start Items

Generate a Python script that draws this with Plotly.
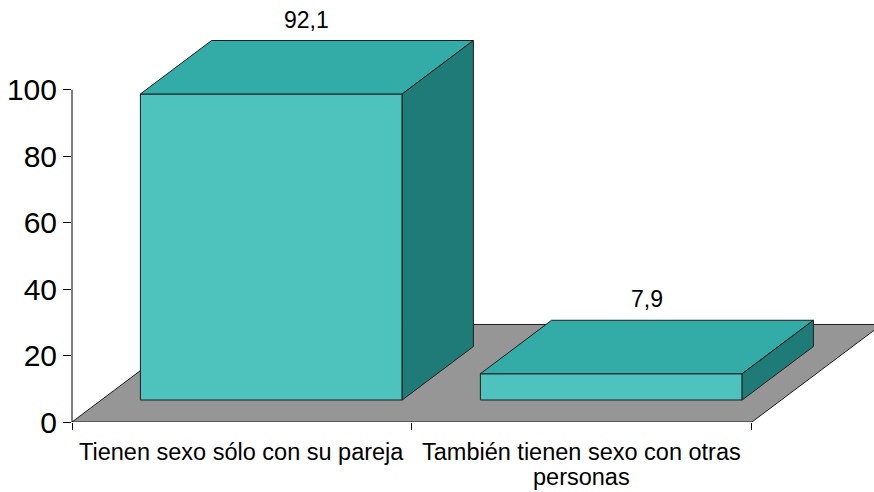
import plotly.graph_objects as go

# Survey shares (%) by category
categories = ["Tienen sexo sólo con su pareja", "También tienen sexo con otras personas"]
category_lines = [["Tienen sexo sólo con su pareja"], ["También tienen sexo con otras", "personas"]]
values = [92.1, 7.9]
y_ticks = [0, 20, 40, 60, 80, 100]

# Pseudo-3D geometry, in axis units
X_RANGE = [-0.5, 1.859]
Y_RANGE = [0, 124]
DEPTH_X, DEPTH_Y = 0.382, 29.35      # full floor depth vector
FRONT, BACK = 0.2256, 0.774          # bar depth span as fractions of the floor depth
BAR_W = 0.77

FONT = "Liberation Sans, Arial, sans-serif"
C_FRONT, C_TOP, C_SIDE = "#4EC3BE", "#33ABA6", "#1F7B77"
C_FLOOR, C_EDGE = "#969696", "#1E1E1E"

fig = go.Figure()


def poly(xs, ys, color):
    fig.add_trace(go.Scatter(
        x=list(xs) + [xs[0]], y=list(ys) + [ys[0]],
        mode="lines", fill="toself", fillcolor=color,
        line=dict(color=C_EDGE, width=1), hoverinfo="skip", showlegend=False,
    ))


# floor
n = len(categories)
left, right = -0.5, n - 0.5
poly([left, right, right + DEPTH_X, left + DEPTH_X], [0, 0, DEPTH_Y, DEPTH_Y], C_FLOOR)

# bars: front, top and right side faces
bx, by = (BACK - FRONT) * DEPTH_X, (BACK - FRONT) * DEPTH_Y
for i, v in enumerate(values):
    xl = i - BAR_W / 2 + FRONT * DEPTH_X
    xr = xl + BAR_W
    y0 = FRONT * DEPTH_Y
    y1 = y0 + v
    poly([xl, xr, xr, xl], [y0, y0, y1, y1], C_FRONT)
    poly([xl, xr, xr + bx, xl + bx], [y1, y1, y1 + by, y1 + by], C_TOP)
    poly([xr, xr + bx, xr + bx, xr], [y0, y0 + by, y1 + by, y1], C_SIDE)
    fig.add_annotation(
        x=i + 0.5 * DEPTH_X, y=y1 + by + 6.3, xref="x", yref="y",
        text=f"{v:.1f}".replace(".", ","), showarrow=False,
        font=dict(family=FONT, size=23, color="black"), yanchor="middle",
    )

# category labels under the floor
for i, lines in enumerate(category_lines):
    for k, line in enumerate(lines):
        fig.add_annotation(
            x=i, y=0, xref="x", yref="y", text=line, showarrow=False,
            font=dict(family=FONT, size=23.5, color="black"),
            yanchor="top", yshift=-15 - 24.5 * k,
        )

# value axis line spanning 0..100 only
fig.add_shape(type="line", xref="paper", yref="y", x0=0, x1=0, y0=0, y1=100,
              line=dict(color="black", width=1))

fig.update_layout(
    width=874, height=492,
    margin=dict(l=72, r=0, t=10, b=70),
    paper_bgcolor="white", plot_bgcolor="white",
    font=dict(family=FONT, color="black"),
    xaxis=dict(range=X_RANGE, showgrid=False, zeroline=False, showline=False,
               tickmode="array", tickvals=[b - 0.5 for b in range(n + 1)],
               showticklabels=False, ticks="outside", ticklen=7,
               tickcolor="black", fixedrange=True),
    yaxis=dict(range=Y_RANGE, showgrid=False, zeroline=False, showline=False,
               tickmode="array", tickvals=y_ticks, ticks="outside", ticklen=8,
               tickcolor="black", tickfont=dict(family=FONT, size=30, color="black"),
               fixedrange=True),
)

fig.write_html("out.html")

end Items
start Items

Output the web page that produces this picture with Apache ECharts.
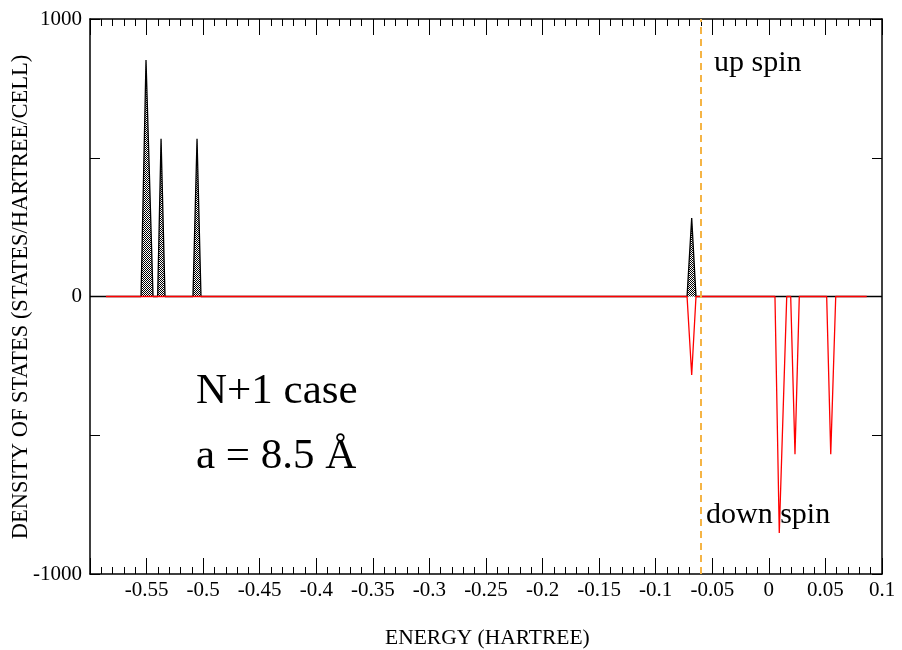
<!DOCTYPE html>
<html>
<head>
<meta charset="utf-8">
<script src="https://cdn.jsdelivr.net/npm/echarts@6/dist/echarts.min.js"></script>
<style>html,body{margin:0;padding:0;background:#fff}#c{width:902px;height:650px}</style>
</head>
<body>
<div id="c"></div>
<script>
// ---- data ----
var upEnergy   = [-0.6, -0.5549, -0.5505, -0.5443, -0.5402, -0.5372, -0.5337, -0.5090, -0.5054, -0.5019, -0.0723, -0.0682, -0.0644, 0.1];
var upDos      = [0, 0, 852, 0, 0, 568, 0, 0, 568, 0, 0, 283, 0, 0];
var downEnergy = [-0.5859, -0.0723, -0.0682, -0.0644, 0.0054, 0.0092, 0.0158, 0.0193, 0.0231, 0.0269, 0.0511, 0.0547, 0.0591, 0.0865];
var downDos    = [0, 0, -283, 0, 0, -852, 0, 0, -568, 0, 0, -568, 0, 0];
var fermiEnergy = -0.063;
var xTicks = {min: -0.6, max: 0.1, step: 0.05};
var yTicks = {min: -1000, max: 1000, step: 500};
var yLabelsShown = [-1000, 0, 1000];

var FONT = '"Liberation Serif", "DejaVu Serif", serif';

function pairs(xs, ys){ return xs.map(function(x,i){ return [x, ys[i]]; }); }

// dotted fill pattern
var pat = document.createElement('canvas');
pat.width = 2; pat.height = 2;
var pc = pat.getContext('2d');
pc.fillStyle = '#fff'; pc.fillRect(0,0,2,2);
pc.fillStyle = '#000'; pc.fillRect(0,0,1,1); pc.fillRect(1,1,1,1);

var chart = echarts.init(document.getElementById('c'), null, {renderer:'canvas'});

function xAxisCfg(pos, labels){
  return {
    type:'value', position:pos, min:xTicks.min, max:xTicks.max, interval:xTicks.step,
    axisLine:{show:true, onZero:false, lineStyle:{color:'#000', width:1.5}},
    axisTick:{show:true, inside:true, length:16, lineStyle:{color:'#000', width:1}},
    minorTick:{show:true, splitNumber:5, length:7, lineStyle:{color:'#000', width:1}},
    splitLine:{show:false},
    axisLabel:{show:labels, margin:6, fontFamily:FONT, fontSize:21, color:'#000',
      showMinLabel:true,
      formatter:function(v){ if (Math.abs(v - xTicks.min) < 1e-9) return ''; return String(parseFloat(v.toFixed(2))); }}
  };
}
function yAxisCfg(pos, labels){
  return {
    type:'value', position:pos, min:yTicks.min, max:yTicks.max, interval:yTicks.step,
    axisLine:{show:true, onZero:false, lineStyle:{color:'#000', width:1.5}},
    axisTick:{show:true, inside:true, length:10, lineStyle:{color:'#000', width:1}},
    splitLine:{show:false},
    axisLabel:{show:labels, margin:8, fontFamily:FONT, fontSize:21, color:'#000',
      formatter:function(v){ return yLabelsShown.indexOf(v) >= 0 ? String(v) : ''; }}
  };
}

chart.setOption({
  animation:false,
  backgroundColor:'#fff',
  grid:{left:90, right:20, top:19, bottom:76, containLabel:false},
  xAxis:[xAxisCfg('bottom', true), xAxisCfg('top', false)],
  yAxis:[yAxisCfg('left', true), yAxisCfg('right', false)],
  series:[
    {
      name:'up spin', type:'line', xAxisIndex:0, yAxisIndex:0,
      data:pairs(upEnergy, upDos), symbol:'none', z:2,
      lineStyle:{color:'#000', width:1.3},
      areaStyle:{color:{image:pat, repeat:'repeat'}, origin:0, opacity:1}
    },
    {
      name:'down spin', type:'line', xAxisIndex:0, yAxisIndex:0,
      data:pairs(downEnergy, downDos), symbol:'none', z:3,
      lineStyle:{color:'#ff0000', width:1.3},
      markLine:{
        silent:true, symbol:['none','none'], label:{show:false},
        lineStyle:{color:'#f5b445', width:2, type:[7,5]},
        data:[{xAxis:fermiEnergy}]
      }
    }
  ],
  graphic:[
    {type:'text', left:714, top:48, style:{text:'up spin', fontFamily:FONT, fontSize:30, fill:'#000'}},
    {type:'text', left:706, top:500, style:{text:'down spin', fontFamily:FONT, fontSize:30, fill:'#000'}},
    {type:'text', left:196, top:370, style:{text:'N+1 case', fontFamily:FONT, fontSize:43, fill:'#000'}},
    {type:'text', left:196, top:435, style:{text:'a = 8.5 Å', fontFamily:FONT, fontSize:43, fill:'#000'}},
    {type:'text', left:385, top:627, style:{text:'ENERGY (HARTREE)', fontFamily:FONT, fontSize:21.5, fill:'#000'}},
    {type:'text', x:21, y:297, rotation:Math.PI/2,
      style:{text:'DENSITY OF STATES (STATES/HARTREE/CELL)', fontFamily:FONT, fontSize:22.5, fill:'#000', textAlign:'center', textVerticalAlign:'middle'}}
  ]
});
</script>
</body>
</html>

end Items
start Items

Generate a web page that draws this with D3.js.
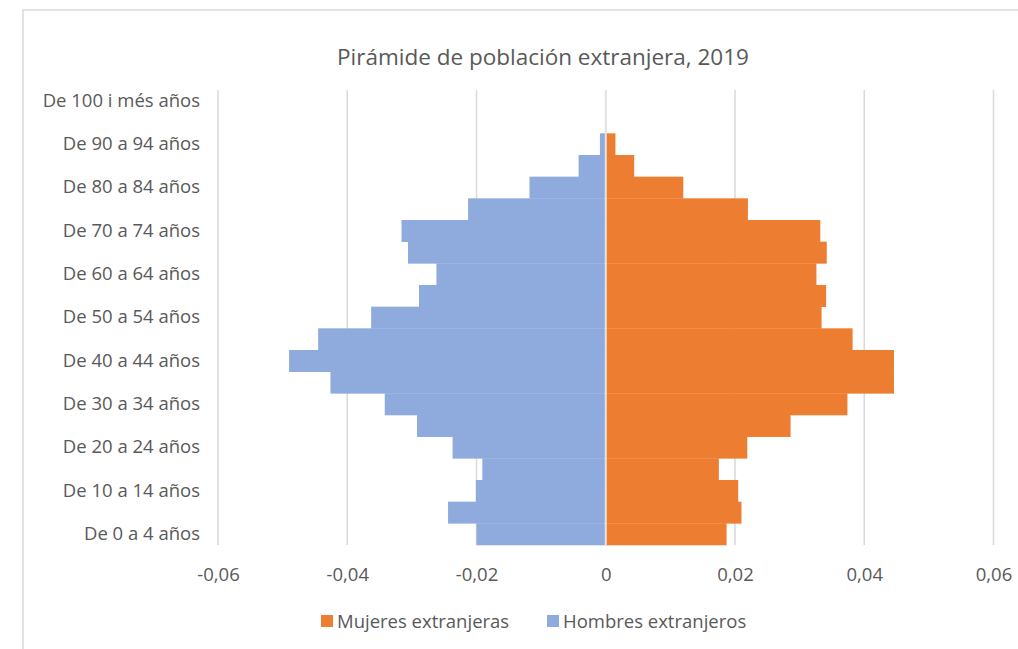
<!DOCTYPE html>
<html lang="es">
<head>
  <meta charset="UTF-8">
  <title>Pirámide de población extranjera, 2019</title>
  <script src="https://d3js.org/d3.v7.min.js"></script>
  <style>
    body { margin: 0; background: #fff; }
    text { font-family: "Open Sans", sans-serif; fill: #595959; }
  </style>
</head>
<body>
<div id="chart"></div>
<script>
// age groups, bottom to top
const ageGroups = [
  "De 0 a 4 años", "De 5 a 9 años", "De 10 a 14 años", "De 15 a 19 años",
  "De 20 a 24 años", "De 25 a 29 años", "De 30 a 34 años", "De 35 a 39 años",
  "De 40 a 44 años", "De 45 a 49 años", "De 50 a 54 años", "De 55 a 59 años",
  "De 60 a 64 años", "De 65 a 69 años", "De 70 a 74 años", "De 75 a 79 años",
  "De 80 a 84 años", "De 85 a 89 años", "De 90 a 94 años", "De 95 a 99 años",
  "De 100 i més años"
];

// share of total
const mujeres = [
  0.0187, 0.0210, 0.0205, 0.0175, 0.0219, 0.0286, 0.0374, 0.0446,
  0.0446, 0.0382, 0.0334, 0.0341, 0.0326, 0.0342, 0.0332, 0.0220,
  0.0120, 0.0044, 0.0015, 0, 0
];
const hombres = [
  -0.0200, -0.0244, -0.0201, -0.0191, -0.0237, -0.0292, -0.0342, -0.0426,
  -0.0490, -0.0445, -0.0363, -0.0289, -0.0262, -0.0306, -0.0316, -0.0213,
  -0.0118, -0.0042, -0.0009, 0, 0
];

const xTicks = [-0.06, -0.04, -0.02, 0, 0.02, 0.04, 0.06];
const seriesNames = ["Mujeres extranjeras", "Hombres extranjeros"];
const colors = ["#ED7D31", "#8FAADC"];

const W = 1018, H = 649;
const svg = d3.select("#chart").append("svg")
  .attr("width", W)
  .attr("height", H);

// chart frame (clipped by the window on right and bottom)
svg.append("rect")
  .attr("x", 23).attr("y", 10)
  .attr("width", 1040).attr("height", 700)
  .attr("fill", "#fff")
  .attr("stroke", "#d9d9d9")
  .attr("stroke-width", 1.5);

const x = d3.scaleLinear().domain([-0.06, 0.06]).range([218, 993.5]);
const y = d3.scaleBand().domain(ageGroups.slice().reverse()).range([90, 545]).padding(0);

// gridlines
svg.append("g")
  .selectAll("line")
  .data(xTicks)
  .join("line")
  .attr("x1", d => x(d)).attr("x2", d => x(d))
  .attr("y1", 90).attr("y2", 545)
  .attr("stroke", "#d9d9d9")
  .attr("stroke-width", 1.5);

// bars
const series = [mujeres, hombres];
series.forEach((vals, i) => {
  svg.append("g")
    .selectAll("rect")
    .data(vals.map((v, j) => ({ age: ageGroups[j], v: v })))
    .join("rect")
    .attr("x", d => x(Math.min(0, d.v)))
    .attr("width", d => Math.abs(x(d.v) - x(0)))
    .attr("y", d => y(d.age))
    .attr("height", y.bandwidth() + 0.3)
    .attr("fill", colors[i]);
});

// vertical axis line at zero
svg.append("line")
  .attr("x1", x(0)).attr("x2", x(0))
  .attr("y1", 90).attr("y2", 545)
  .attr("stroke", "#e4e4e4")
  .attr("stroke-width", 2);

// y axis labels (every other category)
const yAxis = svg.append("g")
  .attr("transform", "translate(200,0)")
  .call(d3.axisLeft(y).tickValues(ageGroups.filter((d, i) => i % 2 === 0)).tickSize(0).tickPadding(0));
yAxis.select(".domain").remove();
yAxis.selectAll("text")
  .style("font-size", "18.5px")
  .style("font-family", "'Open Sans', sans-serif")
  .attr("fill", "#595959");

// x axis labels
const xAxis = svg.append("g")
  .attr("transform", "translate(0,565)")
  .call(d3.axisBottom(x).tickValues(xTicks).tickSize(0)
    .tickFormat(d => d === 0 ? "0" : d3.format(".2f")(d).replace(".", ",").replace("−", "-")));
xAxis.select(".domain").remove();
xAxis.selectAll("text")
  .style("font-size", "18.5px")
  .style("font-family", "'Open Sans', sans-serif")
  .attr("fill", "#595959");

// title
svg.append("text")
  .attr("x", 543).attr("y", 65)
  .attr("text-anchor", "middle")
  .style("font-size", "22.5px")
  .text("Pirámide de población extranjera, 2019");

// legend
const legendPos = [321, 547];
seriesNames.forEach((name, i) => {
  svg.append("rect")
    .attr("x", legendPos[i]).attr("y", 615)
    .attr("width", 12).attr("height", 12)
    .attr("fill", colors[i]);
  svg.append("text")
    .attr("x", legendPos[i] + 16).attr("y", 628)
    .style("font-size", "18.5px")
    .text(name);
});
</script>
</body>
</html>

end Items

Aim of the exercise -
Pick out all lines from the data above in which the word "picture" appears.

Output of the task -
Output the web page that produces this picture with Apache ECharts.

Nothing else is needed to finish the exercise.